%%

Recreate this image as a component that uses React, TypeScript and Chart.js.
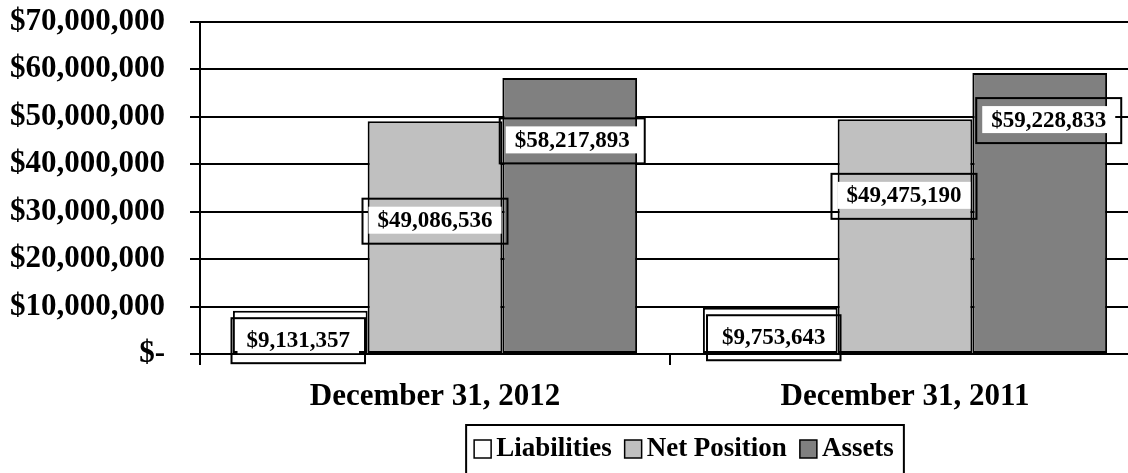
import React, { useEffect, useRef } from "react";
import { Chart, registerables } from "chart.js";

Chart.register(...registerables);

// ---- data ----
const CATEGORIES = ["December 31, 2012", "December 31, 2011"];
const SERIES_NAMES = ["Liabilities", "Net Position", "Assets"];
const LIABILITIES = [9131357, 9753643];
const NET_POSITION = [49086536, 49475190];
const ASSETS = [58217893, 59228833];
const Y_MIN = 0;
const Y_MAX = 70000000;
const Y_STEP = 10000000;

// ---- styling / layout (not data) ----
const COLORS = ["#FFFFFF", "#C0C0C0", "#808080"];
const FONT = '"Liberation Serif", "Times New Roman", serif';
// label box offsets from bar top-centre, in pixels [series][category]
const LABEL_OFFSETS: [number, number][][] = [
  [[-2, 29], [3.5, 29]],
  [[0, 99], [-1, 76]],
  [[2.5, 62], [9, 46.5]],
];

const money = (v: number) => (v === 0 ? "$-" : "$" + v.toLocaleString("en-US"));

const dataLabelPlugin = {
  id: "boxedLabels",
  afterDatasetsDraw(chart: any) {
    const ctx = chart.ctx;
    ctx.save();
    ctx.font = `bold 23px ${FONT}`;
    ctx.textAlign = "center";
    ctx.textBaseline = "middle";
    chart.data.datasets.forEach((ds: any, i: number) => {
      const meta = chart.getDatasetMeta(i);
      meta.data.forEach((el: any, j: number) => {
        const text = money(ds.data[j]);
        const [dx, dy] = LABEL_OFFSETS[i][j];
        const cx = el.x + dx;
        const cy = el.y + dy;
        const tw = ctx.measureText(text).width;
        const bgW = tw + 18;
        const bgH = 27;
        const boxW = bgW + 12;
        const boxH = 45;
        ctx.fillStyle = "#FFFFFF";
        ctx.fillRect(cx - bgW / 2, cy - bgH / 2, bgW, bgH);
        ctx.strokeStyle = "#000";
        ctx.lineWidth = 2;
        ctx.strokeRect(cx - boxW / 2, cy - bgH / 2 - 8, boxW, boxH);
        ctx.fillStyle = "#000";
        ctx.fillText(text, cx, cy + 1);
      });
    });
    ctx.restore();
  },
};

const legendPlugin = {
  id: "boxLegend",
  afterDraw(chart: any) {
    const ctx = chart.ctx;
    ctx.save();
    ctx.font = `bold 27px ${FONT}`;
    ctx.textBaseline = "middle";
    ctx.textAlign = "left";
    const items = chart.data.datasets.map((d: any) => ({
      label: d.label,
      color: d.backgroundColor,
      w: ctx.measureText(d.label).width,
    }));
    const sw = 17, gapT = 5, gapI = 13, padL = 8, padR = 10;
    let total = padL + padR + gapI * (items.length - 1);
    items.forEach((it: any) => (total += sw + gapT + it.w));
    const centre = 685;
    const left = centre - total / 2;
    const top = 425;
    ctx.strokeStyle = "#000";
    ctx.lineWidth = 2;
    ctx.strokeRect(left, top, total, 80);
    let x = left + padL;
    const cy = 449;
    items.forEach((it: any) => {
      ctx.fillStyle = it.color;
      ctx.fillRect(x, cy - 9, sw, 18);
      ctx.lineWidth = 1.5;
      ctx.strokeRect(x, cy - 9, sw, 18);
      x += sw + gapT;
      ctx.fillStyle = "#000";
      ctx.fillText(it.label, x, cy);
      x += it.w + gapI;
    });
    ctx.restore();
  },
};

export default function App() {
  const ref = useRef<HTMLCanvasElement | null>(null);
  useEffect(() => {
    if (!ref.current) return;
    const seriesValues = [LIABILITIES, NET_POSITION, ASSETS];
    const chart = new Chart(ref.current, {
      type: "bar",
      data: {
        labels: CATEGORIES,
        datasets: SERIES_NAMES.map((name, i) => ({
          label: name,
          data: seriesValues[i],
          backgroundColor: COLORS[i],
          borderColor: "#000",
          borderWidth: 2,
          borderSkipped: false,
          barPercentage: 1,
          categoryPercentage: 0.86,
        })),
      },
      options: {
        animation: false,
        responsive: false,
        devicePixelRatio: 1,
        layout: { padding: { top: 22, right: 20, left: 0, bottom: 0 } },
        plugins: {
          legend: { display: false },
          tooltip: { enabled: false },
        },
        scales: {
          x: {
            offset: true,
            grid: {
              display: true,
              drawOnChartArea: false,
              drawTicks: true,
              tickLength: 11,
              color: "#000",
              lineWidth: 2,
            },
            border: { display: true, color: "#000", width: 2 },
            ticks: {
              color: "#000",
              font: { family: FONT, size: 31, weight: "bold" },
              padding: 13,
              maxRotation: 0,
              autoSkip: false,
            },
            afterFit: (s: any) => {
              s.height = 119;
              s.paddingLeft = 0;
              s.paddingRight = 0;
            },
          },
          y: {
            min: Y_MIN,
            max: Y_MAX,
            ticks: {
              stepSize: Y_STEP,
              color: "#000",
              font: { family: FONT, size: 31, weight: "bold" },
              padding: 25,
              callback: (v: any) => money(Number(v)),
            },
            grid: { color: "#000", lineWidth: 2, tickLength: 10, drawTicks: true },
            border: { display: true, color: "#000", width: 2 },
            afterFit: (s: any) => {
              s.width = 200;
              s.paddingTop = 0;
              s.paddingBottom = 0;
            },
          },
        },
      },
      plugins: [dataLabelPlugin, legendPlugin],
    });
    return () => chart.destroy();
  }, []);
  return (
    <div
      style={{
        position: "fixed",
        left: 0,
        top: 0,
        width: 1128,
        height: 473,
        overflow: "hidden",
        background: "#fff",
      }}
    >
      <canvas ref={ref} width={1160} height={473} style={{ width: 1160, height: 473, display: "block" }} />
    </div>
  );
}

%%

- [AIM] Quote the material word for word, dropping any images it holds.

- [THE REPLY]
Recreate this image as a component that uses React, TypeScript and Chart.js.
import React, { useEffect, useRef } from "react";
import { Chart, registerables } from "chart.js";

Chart.register(...registerables);

// ---- data ----
const CATEGORIES = ["December 31, 2012", "December 31, 2011"];
const SERIES_NAMES = ["Liabilities", "Net Position", "Assets"];
const LIABILITIES = [9131357, 9753643];
const NET_POSITION = [49086536, 49475190];
const ASSETS = [58217893, 59228833];
const Y_MIN = 0;
const Y_MAX = 70000000;
const Y_STEP = 10000000;

// ---- styling / layout (not data) ----
const COLORS = ["#FFFFFF", "#C0C0C0", "#808080"];
const FONT = '"Liberation Serif", "Times New Roman", serif';
// label box offsets from bar top-centre, in pixels [series][category]
const LABEL_OFFSETS: [number, number][][] = [
  [[-2, 29], [3.5, 29]],
  [[0, 99], [-1, 76]],
  [[2.5, 62], [9, 46.5]],
];

const money = (v: number) => (v === 0 ? "$-" : "$" + v.toLocaleString("en-US"));

const dataLabelPlugin = {
  id: "boxedLabels",
  afterDatasetsDraw(chart: any) {
    const ctx = chart.ctx;
    ctx.save();
    ctx.font = `bold 23px ${FONT}`;
    ctx.textAlign = "center";
    ctx.textBaseline = "middle";
    chart.data.datasets.forEach((ds: any, i: number) => {
      const meta = chart.getDatasetMeta(i);
      meta.data.forEach((el: any, j: number) => {
        const text = money(ds.data[j]);
        const [dx, dy] = LABEL_OFFSETS[i][j];
        const cx = el.x + dx;
        const cy = el.y + dy;
        const tw = ctx.measureText(text).width;
        const bgW = tw + 18;
        const bgH = 27;
        const boxW = bgW + 12;
        const boxH = 45;
        ctx.fillStyle = "#FFFFFF";
        ctx.fillRect(cx - bgW / 2, cy - bgH / 2, bgW, bgH);
        ctx.strokeStyle = "#000";
        ctx.lineWidth = 2;
        ctx.strokeRect(cx - boxW / 2, cy - bgH / 2 - 8, boxW, boxH);
        ctx.fillStyle = "#000";
        ctx.fillText(text, cx, cy + 1);
      });
    });
    ctx.restore();
  },
};

const legendPlugin = {
  id: "boxLegend",
  afterDraw(chart: any) {
    const ctx = chart.ctx;
    ctx.save();
    ctx.font = `bold 27px ${FONT}`;
    ctx.textBaseline = "middle";
    ctx.textAlign = "left";
    const items = chart.data.datasets.map((d: any) => ({
      label: d.label,
      color: d.backgroundColor,
      w: ctx.measureText(d.label).width,
    }));
    const sw = 17, gapT = 5, gapI = 13, padL = 8, padR = 10;
    let total = padL + padR + gapI * (items.length - 1);
    items.forEach((it: any) => (total += sw + gapT + it.w));
    const centre = 685;
    const left = centre - total / 2;
    const top = 425;
    ctx.strokeStyle = "#000";
    ctx.lineWidth = 2;
    ctx.strokeRect(left, top, total, 80);
    let x = left + padL;
    const cy = 449;
    items.forEach((it: any) => {
      ctx.fillStyle = it.color;
      ctx.fillRect(x, cy - 9, sw, 18);
      ctx.lineWidth = 1.5;
      ctx.strokeRect(x, cy - 9, sw, 18);
      x += sw + gapT;
      ctx.fillStyle = "#000";
      ctx.fillText(it.label, x, cy);
      x += it.w + gapI;
    });
    ctx.restore();
  },
};

export default function App() {
  const ref = useRef<HTMLCanvasElement | null>(null);
  useEffect(() => {
    if (!ref.current) return;
    const seriesValues = [LIABILITIES, NET_POSITION, ASSETS];
    const chart = new Chart(ref.current, {
      type: "bar",
      data: {
        labels: CATEGORIES,
        datasets: SERIES_NAMES.map((name, i) => ({
          label: name,
          data: seriesValues[i],
          backgroundColor: COLORS[i],
          borderColor: "#000",
          borderWidth: 2,
          borderSkipped: false,
          barPercentage: 1,
          categoryPercentage: 0.86,
        })),
      },
      options: {
        animation: false,
        responsive: false,
        devicePixelRatio: 1,
        layout: { padding: { top: 22, right: 20, left: 0, bottom: 0 } },
        plugins: {
          legend: { display: false },
          tooltip: { enabled: false },
        },
        scales: {
          x: {
            offset: true,
            grid: {
              display: true,
              drawOnChartArea: false,
              drawTicks: true,
              tickLength: 11,
              color: "#000",
              lineWidth: 2,
            },
            border: { display: true, color: "#000", width: 2 },
            ticks: {
              color: "#000",
              font: { family: FONT, size: 31, weight: "bold" },
              padding: 13,
              maxRotation: 0,
              autoSkip: false,
            },
            afterFit: (s: any) => {
              s.height = 119;
              s.paddingLeft = 0;
              s.paddingRight = 0;
            },
          },
          y: {
            min: Y_MIN,
            max: Y_MAX,
            ticks: {
              stepSize: Y_STEP,
              color: "#000",
              font: { family: FONT, size: 31, weight: "bold" },
              padding: 25,
              callback: (v: any) => money(Number(v)),
            },
            grid: { color: "#000", lineWidth: 2, tickLength: 10, drawTicks: true },
            border: { display: true, color: "#000", width: 2 },
            afterFit: (s: any) => {
              s.width = 200;
              s.paddingTop = 0;
              s.paddingBottom = 0;
            },
          },
        },
      },
      plugins: [dataLabelPlugin, legendPlugin],
    });
    return () => chart.destroy();
  }, []);
  return (
    <div
      style={{
        position: "fixed",
        left: 0,
        top: 0,
        width: 1128,
        height: 473,
        overflow: "hidden",
        background: "#fff",
      }}
    >
      <canvas ref={ref} width={1160} height={473} style={{ width: 1160, height: 473, display: "block" }} />
    </div>
  );
}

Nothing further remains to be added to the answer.